>> Start Given information
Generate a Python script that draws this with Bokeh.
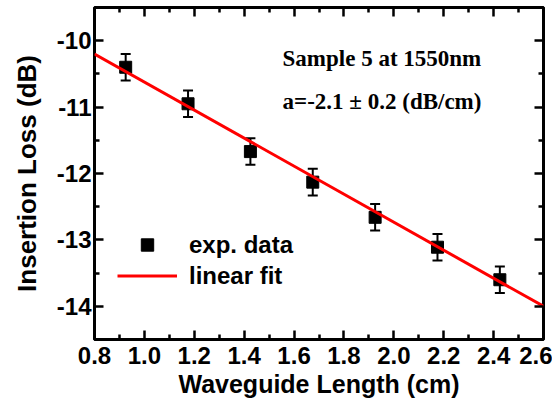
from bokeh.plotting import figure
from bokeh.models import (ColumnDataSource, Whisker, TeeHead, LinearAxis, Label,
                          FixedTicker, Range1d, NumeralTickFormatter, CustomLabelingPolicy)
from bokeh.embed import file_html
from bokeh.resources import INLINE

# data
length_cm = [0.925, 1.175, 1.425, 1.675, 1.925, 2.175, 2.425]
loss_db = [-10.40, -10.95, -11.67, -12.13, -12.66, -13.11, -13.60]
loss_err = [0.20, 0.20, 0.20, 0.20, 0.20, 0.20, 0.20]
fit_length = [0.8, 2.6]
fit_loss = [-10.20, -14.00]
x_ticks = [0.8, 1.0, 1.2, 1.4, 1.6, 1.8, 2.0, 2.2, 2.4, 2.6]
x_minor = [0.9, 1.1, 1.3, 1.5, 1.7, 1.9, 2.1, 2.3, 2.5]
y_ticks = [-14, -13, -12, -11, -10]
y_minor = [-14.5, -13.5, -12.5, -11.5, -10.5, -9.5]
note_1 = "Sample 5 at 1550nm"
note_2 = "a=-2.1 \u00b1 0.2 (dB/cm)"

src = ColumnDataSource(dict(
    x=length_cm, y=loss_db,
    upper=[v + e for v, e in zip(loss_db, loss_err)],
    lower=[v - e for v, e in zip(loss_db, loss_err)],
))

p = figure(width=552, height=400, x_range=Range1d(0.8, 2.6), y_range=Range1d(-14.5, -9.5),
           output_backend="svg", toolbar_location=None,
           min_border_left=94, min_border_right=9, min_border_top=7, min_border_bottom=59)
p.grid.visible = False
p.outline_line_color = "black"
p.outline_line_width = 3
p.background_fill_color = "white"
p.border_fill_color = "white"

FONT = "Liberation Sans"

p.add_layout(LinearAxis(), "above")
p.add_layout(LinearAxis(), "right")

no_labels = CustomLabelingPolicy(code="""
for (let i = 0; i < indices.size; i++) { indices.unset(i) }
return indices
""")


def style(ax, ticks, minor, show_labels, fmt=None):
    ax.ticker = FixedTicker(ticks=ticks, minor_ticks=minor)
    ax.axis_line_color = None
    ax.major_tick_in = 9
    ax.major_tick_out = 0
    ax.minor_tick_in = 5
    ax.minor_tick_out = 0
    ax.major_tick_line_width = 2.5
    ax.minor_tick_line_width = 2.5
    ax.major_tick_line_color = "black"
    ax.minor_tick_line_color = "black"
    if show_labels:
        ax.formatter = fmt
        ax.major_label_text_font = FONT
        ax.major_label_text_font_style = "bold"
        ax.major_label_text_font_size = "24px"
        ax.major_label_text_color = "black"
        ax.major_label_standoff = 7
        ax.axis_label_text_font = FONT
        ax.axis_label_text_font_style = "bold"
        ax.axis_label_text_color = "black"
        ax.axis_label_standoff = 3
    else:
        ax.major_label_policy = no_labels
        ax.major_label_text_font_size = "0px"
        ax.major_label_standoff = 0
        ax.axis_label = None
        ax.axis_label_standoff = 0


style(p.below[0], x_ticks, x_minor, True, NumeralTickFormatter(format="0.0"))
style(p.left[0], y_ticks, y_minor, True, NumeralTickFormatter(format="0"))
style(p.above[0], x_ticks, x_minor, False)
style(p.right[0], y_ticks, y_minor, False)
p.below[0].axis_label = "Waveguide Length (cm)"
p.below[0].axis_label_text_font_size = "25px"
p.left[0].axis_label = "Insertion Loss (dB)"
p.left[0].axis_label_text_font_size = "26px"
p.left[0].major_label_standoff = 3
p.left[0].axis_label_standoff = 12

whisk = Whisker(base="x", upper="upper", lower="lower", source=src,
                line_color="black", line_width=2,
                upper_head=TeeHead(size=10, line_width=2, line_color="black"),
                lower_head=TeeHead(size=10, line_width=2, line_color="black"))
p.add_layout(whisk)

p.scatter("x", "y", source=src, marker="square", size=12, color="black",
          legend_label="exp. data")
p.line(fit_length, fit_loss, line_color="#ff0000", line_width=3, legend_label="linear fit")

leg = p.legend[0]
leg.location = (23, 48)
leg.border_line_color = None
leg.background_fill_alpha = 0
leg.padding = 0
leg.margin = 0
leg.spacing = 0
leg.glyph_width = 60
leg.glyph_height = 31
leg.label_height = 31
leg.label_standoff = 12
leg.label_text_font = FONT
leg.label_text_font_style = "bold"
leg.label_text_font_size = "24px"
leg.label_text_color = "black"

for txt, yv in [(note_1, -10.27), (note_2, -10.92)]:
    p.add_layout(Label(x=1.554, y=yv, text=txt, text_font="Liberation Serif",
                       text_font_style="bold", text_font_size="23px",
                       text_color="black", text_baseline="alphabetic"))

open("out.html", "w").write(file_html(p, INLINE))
>> End Given information
• Task directions: Exactly reproduce the run of lines from the start of the listing through the line with "from bokeh.resources import INLINE", inclusive; pictures are not copied.

• Task solution:
Generate a Python script that draws this with Bokeh.
from bokeh.plotting import figure
from bokeh.models import (ColumnDataSource, Whisker, TeeHead, LinearAxis, Label,
                          FixedTicker, Range1d, NumeralTickFormatter, CustomLabelingPolicy)
from bokeh.embed import file_html
from bokeh.resources import INLINE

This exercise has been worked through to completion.